Hawking’s conversion on multiverse theory was indicative of the about-face that the field of physics was undergoing as the new millennium progressed. What had once been a fringe idea was now firmly in the mainstream.
To be fair, in the early years of working on the multiverse, I was not a complete anomaly. Another independent advocate for the multiverse paradigm was MIT’s distinguished theoretical physicist Max Tegmark; he proposed that many of the deep mysteries in physics, from dark energy to the existence of life, could be better explained if our universe was not alone. Tegmark advocated for a mathematical multiverse—a multiverse where all the possible mathematical objects, seen and unseen, from, say, a doughnut-shaped universe to a flying spaghetti monster, acquired a physical existence.
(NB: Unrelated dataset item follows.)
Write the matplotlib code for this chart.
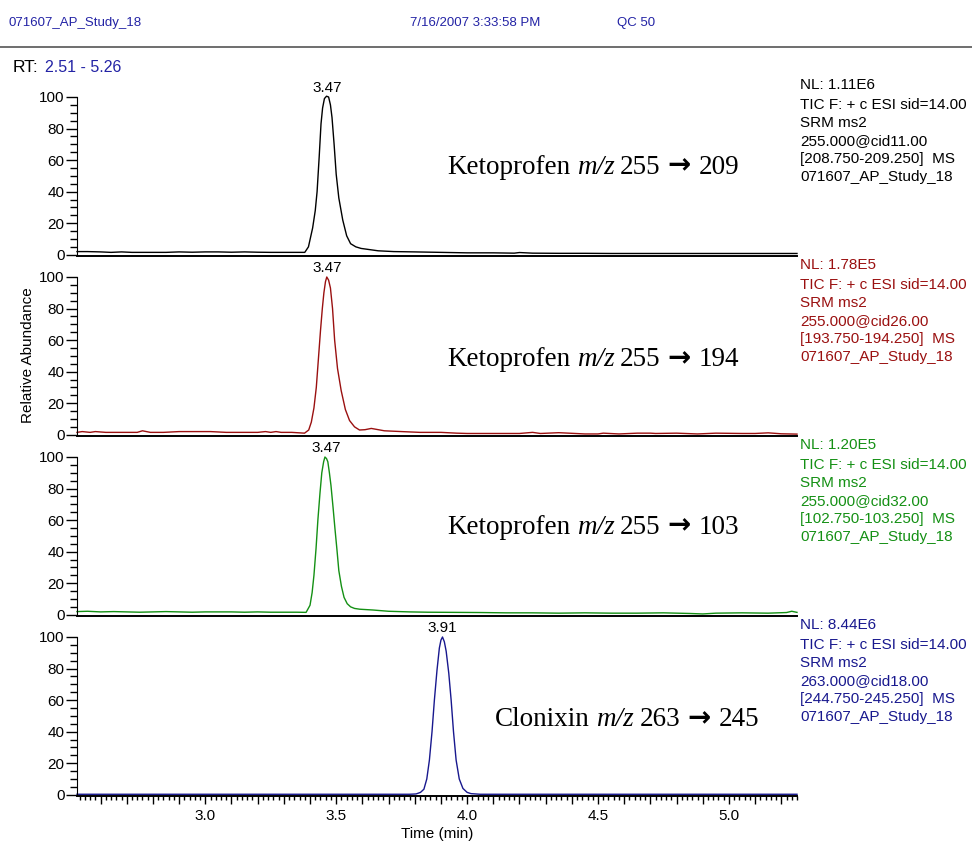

It is a fascinating view based on entropy arguments with far-reaching philosophical implications, but the mathematical-multiverse theory is harder to test observationally than our quantum landscape multiverse theory.
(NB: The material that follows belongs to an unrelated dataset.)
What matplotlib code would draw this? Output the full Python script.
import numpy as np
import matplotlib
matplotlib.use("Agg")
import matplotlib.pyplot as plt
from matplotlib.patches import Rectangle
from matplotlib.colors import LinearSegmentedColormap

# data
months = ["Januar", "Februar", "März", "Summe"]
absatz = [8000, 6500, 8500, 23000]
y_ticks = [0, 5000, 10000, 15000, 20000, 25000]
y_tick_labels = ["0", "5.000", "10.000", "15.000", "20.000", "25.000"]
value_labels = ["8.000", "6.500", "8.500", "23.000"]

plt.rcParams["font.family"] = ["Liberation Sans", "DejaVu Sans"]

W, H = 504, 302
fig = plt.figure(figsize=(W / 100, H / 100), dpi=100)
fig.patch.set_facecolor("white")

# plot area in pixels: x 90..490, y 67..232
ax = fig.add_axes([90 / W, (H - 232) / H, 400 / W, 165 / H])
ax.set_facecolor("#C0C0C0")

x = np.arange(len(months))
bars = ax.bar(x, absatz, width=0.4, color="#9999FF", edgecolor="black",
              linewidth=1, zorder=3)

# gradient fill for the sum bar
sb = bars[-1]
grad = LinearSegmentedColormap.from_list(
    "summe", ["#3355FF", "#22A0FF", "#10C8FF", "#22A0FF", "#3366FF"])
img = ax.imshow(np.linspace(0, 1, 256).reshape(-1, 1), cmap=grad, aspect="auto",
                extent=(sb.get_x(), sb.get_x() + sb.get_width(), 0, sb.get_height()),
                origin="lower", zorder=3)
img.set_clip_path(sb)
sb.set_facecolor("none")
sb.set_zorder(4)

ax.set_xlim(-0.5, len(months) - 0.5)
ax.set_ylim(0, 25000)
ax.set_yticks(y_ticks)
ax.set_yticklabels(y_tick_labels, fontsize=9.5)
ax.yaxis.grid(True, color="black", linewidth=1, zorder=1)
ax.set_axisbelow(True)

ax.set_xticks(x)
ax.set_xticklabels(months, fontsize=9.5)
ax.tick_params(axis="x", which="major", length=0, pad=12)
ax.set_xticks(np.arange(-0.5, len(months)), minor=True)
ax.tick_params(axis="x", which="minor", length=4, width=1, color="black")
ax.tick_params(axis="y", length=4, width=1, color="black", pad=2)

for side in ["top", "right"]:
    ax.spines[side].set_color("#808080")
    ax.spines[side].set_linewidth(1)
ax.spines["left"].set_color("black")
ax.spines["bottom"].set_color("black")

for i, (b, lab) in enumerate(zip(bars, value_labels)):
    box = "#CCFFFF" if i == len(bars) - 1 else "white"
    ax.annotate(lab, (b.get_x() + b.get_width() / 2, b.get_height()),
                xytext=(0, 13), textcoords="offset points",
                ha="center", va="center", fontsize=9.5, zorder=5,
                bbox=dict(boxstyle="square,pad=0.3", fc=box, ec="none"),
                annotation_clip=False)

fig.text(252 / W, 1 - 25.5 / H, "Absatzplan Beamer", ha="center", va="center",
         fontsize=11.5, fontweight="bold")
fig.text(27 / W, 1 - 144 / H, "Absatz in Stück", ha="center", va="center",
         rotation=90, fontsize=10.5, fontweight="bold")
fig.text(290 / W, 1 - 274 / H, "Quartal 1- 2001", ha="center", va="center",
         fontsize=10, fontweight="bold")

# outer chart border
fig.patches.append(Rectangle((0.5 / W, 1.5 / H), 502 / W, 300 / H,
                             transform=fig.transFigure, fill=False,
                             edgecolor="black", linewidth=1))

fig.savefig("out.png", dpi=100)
Tegmark’s theory and those of Hawking, Guth and Linde, and Penrose are only the most popular models of the multiverse; today, there exist many others. But what all these theories have in common is that they posit something that sixty years ago was considered unthinkable at best and heresy at worst—the idea that we do not need a theory of everything for our singular universe; instead, we exist in a multiverse.
A few years ago, I was debating this shift at the annual HowTheLightGetsIn festival at Hay-on-Wye in Great Britain with a conservative opponent of the multiverse. Exasperated by the arguments in favor of the multiverse, he declared to me and the audience: “But half of the physics community does not believe in a multiverse!” He paused briefly in order to let his grave statement settle in, and to lighten the mood, I replied jokingly: “So you are agreeing that the other half of the community does believe in the existence of the multiverse?” Everyone laughed. And in my heart, I knew that we were both right.
The German philosopher Arthur Schopenhauer put it best when he said, “Truth passes through three stages. First, it is ridiculed. Second, it is violently opposed. Third, it is accepted as being self-evident.” Today, many scientists view as self-evident the possibility of our cosmos being vaster than a single universe. For the first time, we have what we need to look up in the sky from our little planet and see and test the far reaches of cosmic theory, beyond the horizon of our one universe. Now, from inside our finite and ephemeral universe, we can finally reach for infinity and eternity.